King, in fact, collected 15 Grammys during his 89 years, plus a lifetime achievement award in 1987. He received his first Grammy in 1970 — for male R&B vocal performance — with the hit that made him known to the masses, “The Thrill Is Gone.”
That song that will be performed on the show by rising country star Chris Stapleton, blues singer-guitarist Gary Clark Jr. and another longtime Grammys show favorite, singer-guitarist Bonnie Raitt, who was a friend and disciple of King’s distinctive approach to the blues.
“So many of us were introduced to the blues by the British Invasion bands,” Raitt told The Times in May when King died. “The Beatles and the [Rolling] Stones turned a lot of us onto the more obscure American R&B and blues acts. You’d hear all those guys talk about their influences, people like Paul Butterfield and John Mayall, and B.B. King was their hero.
“After I got lucky enough to meet him, he remained one of the most gracious, humble, friendly and loving people I ever met in my life.” Regardless of being such a giant and so significant, as a friend and open-hearted man, I don’t think I've ever met anybody so humble and generous and gracious and appreciative.
“I think he had an awareness of his own position and why everyone respects him so much but he’s never been one to boast or be arrogant in any way, and that’s a very endearing quality in royalty.”
Ehrlich said he’d been planning to ask Stapleton to be involved in the show in some capacity and came across a performance of him singing “The Thrill Is Gone” on YouTube. Ehrlich suggested pairing him with Clark, who has been a regular at Grammys telecasts in recent years, and Stapleton subsequently asked whether they might also invite Raitt.
“I also had thought about Bonnie for this,” Ehrlich said. “It’s hard to go wrong with her.
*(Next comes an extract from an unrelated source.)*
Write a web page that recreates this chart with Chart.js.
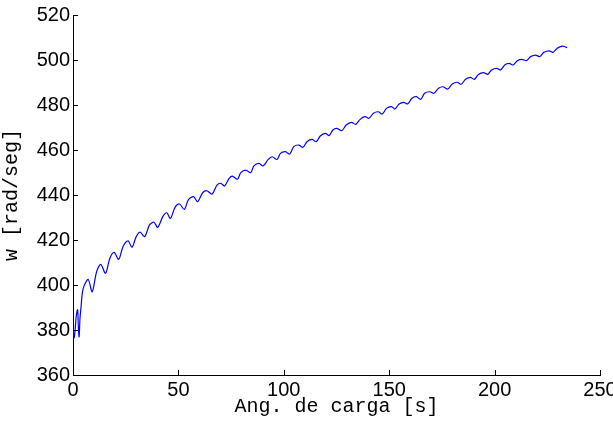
<!DOCTYPE html>
<html>
<head>
<meta charset="utf-8">
<script src="https://cdn.jsdelivr.net/npm/chart.js@4/dist/chart.umd.min.js"></script>
<style>
  html, body { margin: 0; padding: 0; background: #fff; }
  #wrap { width: 613px; height: 421px; }
</style>
</head>
<body>
<div id="wrap"><canvas id="speed-chart"></canvas></div>
<script>
// values
const angles = [0, 0.5, 1.0, 1.5, 2.2, 2.5, 2.9, 3.3, 3.8, 4.4, 5.2, 7.2, 9.1, 11.2, 13.2, 15.4, 17.5, 19.5, 21.7, 23.7,
    26.1, 28.0, 30.0, 31.8, 34.0, 36.3, 38.4, 40.2, 42.6, 44.5, 46.2, 48.4, 50.5, 52.8, 54.7, 57.2, 59.1, 61.5, 63.5, 65.9,
    68.3, 70.1, 71.9, 74.1, 75.6, 78.0, 79.6, 81.9, 84.3, 85.8, 88.2, 90.2, 92.6, 94.5, 96.8, 98.4, 100.8, 102.8, 104.7, 107.1,
    109.1, 111.0, 113.4, 115.4, 117.3, 119.7, 121.5, 123.3, 125.1, 127.5, 129.6, 132.2, 134.1, 136.2, 138.5, 140.4, 142.5, 144.8, 146.7, 148.7,
    151.1, 152.7, 154.7, 156.9, 158.8, 160.8, 162.9, 164.9, 166.8, 169.2, 171.2, 173.4, 175.5, 177.8, 179.9, 182.2, 184.1, 186.2, 188.5, 190.4,
    192.3, 194.8, 196.7, 198.6, 201.1, 202.9, 204.8, 206.9, 208.8, 210.8, 212.9, 215.1, 217.1, 219.5, 221.4, 223.4, 225.8, 227.7, 229.7, 232.1,
    233.4, 234.4];
const speeds = [381, 376.5, 380, 386, 389, 382, 377, 385, 390, 396.3, 399.5, 402.5, 397.0, 405.9, 409.2, 405.2, 411.9, 414.5, 411.4, 417.0,
    419.6, 416.8, 421.5, 423.5, 421.5, 426.7, 427.9, 425.6, 430.4, 432.1, 429.6, 434.5, 436.0, 433.6, 437.8, 439.3, 437.0, 441.0, 441.9, 440.4,
    444.4, 445.2, 444.0, 447.4, 448.4, 447.0, 449.9, 451.1, 449.9, 452.9, 454.1, 452.9, 455.8, 457.0, 455.8, 458.5, 459.3, 458.2, 461.5, 462.2,
    461.2, 463.7, 464.7, 463.7, 466.2, 467.4, 466.4, 468.9, 469.6, 468.6, 471.1, 472.3, 471.4, 473.6, 474.8, 474.1, 476.3, 477.0, 476.0, 478.5,
    479.3, 478.2, 480.4, 481.2, 480.5, 483.0, 483.7, 482.5, 485.2, 485.9, 485.2, 487.4, 488.1, 487.1, 489.3, 490.1, 489.2, 491.4, 492.3, 491.4,
    493.6, 494.4, 493.6, 495.6, 496.3, 495.6, 497.8, 498.5, 497.8, 499.7, 500.3, 499.7, 501.5, 502.2, 501.5, 503.4, 504.1, 503.4, 505.2, 506.2,
    505.9, 505.5];

const xTicks = [0, 50, 100, 150, 200, 250];
const yTicks = [360, 380, 400, 420, 440, 460, 480, 500, 520];

const tickFont = { family: "'Liberation Sans', Arial, Helvetica, sans-serif", size: 20 };
const monoFont = { family: "'Courier New', 'Liberation Mono', Courier, monospace", size: 20 };

// matlab style ticks pointing into the plot
const inwardTicks = {
    id: 'inwardTicks',
    afterDraw(chart) {
        const ctx = chart.ctx;
        const xs = chart.scales.x, ys = chart.scales.y;
        const area = chart.chartArea;
        ctx.save();
        ctx.strokeStyle = '#000';
        ctx.lineWidth = 1;
        ctx.beginPath();
        xTicks.forEach(v => {
            const p = Math.round(xs.getPixelForValue(v)) + 0.5;
            ctx.moveTo(p, area.bottom);
            ctx.lineTo(p, area.bottom - 5);
        });
        yTicks.forEach(v => {
            const p = Math.round(ys.getPixelForValue(v)) + 0.5;
            ctx.moveTo(area.left, p);
            ctx.lineTo(area.left + 5, p);
        });
        ctx.stroke();
        ctx.restore();
    }
};

const ctx = document.getElementById('speed-chart').getContext('2d');
new Chart(ctx, {
    type: 'line',
    data: {
        datasets: [{
            data: angles.map((a, i) => ({ x: a, y: speeds[i] })),
            borderColor: '#0000ff',
            borderWidth: 1.2,
            pointRadius: 0,
            tension: 0.3,
            fill: false
        }]
    },
    options: {
        responsive: true,
        maintainAspectRatio: false,
        animation: false,
        layout: { padding: { left: 0, right: 13, top: 15, bottom: 0 } },
        plugins: {
            legend: { display: false },
            tooltip: { enabled: false }
        },
        scales: {
            x: {
                type: 'linear',
                min: 0,
                max: 250,
                afterBuildTicks: scale => { scale.ticks = xTicks.map(v => ({ value: v })); },
                afterFit: scale => { scale.height = 46; scale.paddingLeft = 0; scale.paddingRight = 0; },
                grid: { display: true, drawOnChartArea: false, drawTicks: false },
                border: { display: true, color: '#000', width: 1 },
                ticks: { color: '#000', font: tickFont, padding: 3, maxRotation: 0, autoSkip: false },
                title: { display: true, text: 'Ang. de carga [s]', color: '#000', font: monoFont, padding: { top: 0, bottom: 2 } }
            },
            y: {
                type: 'linear',
                min: 360,
                max: 520,
                afterBuildTicks: scale => { scale.ticks = yTicks.map(v => ({ value: v })); },
                afterFit: scale => { scale.width = 73; scale.paddingTop = 0; scale.paddingBottom = 0; },
                grid: { display: true, drawOnChartArea: false, drawTicks: false },
                border: { display: true, color: '#000', width: 1 },
                ticks: { color: '#000', font: tickFont, padding: 3, autoSkip: false },
                title: { display: true, text: 'w [rad/seg]', color: '#000', font: monoFont, padding: { top: 0, bottom: 0 } }
            }
        }
    },
    plugins: [inwardTicks]
});
</script>
</body>
</html>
But he brought it up and asked if that made sense. I knew he was going to suggest her before the words came out of his mouth. We asked her, she said she’d be happy to do it, and it was done. We had one phone call with everybody on, and it just felt right.”
King was an almost universally beloved musician and personality, who regularly collaborated with other musicians. His influence extended far beyond blues circles both because of his unique approach to playing guitar and his distinctive vocal style.
“I can’t think of any artist who has had as much as an influence on modern rock 'n’ roll or R&B as B.B. King, and the blues as well,” Raitt said. “His guitar playing has been a monumental influence on so many people who’ve gone on to be come cornerstones of our musical legacies.
“Their own legacies trace to B.B. and his style of vibrato, the single note leads, his phrasing, his tone. Couple that with oftentimes people overlook that he’s such an amazing singer. His eloquence and his soul as a singer, the way he interprets a lyric, the way he plays his voice like an instrument — his voice is as intrinsic to who he is as an artist as his playing.”